My dad's faith is amazing. He is solid, he is steady, he is certain.
He has praised God through his own physical challenges and various life stresses.
He has always been a believer in Christ, and has been a strong example his whole life. For about the past decade, God has been changing my dad, softening his heart to people and showing him how to minister in ways he never imagined. His faith hasn't wavered. It's only grown. But this... Anna Joy's journey... this has taken his faith to a whole new level. Maybe not even a "level", but more like a depth.
I wouldn't necessarily say it's shaken his faith, but a few months ago he told me that he had some challenging conversations with God where he asked questions and poured his heart out. He said he didn't need to stay there long, but it was so good for me to hear that he had to work through stuff, too. He also told me how a couple friends told him they were praying for healing for his heart.
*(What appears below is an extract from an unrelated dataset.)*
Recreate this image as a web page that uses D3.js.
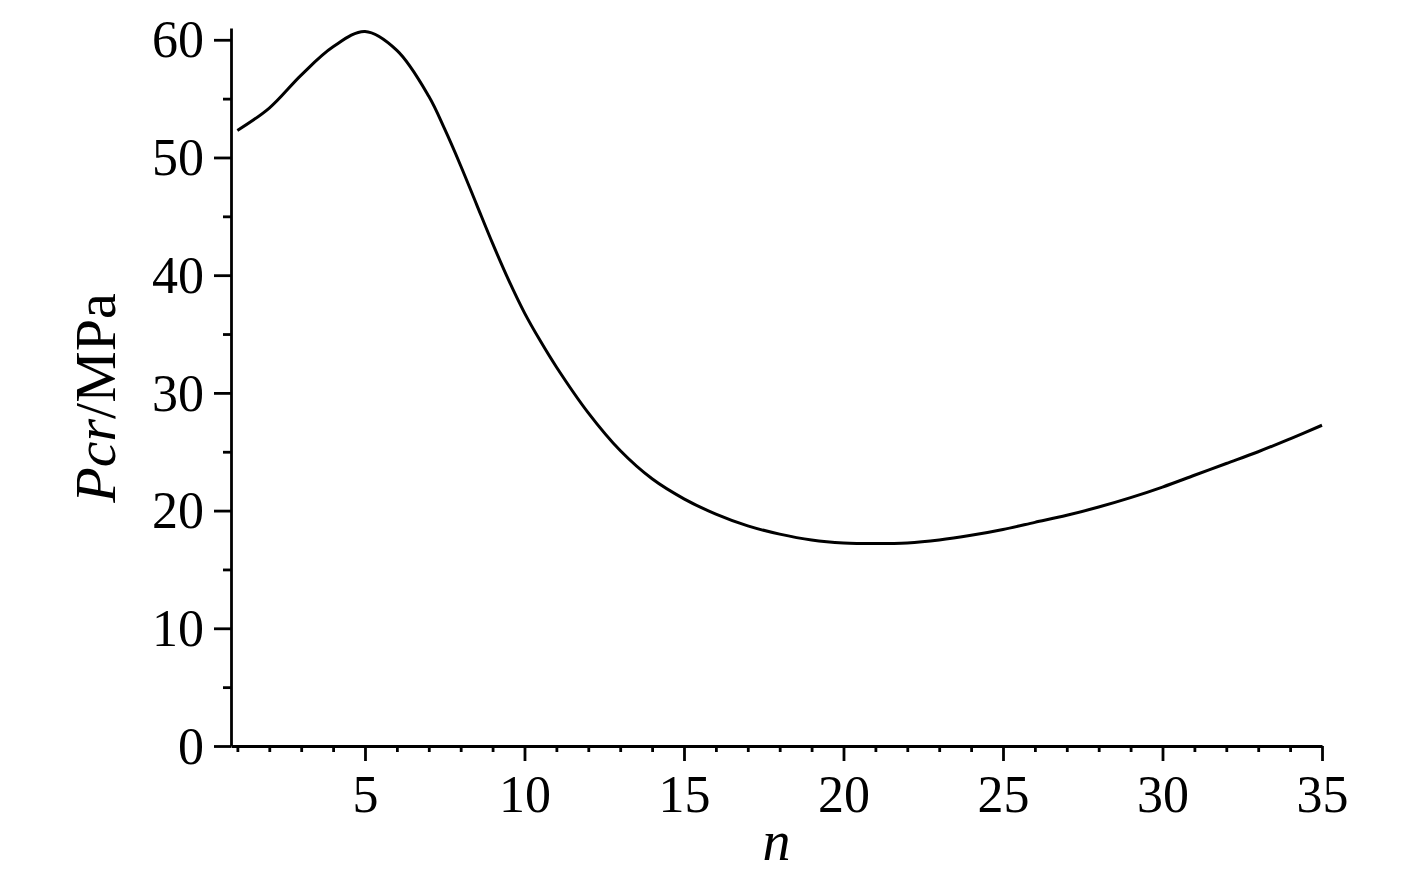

His response was something like:
I don't want to be healed, not in the sense of getting over it or moving on. Meaning, I don't want to forget how God changed me through this. I want Anna to always remind me to pray fervently and love deeply, but most of all to depend on Him so desperately.
The following photo was taken a short time before Anna Joy went to heaven on December 19, 2011. Early that morning, Papa went to see her and they shared some one-on-one time. He was wearing an orange cap, and she would follow it with her eyes as he moved from one side of her bed to the other. She was obviously struggling more that day. My dad knew it. And as he talked to her and sang to her and prayed for her... through the desperation in her eyes, he sensed she was asking him if she could go.
And he told her, Yes, it's OK sweet girl. Go to Jesus now...
I can't look at this photo without tearing up or my stomach twisting. I know that look on my dad's face. It's not just an expression, it's many feelings. I wonder what he was whispering to her at that moment. Probably another blessing of faith, a reminder of hope, or pledge of love.
How many of us can say, "I don't want to be healed" if it means carrying a healthy reminder of all the good God has done through unfathomable pain?
(I hope you get what I'm trying to say. Of course we should desire healing from wounds we experience in this life. The point is not forgetting. Scars remind us of something that was painful at one time, but has healed. The lesson is to welcome the reminders, even if they hurt. Because in Anna's story, the reminders eventually point us to positive things. The memories often start as pain, but can turn us to proper perspective of the eternal hope we have in Christ. And that should make a difference in this struggle. It doesn't remove the gut-wrenching pain of loss. It gives purpose in the blur, and draws us closer to a loving God who hates death more than we do.)
Dad, I'm privileged to call you mine, and to be walking this road with you. Thank you for opening your heart to God's sovereignty, to loving Anna Joy with everything in you, and to being healed in an unexpected way... even if that means coming to a place of acceptance of the very thing that caused the most pain. The most pain, but the most growth.